Police are investigating an attack on a political leader and journalist connected with the Bangladesh ruling party who was beaten up in a street attack in London’s East End after being targeted by extremists.

The attack came a week before an international conference opens in Whitechapel on the controversial War Crimes trials in Dhaka dealing with atrocities in the 1971 War of Independence.

Now the Met Police Borough Commander for Tower Hamlets has been asked to step up the hunt for the thugs.

Sarwar Kabir, 27, was set upon by three men who recognized him in Whitechapel Road and had followed him into Greatorex Street last Thursday evening.

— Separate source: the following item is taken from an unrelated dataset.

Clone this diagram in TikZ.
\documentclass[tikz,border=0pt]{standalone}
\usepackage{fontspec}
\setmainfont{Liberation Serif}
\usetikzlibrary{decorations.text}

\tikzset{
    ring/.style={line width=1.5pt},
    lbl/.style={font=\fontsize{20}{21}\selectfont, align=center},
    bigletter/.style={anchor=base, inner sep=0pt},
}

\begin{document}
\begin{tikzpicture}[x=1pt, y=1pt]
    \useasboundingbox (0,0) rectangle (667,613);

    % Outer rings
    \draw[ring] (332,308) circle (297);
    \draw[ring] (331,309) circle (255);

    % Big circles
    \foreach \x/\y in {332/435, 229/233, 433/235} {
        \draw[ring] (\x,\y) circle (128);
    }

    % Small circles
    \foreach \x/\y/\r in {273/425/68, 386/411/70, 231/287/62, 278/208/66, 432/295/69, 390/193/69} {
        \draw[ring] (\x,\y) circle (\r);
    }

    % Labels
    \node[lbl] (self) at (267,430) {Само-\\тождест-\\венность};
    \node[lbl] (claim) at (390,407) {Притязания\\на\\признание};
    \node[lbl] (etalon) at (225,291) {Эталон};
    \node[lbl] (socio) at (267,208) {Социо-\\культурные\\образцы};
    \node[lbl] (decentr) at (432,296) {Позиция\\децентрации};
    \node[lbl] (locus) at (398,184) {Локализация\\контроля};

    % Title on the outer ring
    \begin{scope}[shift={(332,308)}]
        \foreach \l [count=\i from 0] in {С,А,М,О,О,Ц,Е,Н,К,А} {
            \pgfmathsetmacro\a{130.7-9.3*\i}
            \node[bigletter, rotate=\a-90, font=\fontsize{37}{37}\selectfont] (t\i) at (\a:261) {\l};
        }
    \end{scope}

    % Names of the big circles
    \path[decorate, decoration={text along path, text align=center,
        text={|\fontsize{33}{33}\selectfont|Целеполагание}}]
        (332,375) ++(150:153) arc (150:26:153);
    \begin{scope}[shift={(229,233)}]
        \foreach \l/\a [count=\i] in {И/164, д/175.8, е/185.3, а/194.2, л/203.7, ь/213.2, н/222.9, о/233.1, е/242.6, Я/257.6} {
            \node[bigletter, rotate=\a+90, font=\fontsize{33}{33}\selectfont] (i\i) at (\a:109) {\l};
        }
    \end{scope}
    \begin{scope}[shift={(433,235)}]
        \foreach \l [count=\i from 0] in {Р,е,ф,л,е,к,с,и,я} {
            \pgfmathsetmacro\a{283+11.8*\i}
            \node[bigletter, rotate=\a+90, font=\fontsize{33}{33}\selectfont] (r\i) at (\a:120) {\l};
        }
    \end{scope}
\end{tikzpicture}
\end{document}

It was only when a police van turned into Greatorex Street that the attack stopped and the men fled.

“I was lucky the police arrived when they did,” he said.

“The men asked me twice to confirm I was Sarwar Kabir, and said they saw me many times on Facebook, before kicking me and punched me in the face.”

Mr Kabir, vice present of the Bangladesh Chhatraleague, the student wing of Bangladesh’s ruling Awami League, is now living in fear at his home in Mile End.

He was treated at the Royal London Hospital where the Bangladesh government Minister for Home Affairs, Shamsul Haque Tuku, who was on a visit to London, called in to see him.

Political and community leaders later called at the Stepney offices of Portrika, the Bangla language newspaper that Sarwar writes for, including London Assembly member John Biggs and Tower Hamlets Mayor Lutfur Rahman who both contacted Borough Commander Dave Stringer.

Mr Biggs said: “We need to make sure extremism spilling onto the streets of east London are nipped in the bud.”

Scotland Yard confirmed this week it was investigating the attack.

Potrika’s editor Belal Ahmed said: “Our journalists are vulnerable. We are worried and have given our concern to police and have also contacted the Borough Commander.”

Community leaders fear tensions between the ruling Awami League and the Opposition BNP with its links to the fundamentalist Jamaat e Islami group could spread to the East End over the controversial war crimes tribunal.

A conference is being held on Thursday at Whitechapel’s Montefiore Centre supporting the Awami League’s war crimes tribunal and aiming to thwart moves by Jamaat e Islami to get it halted.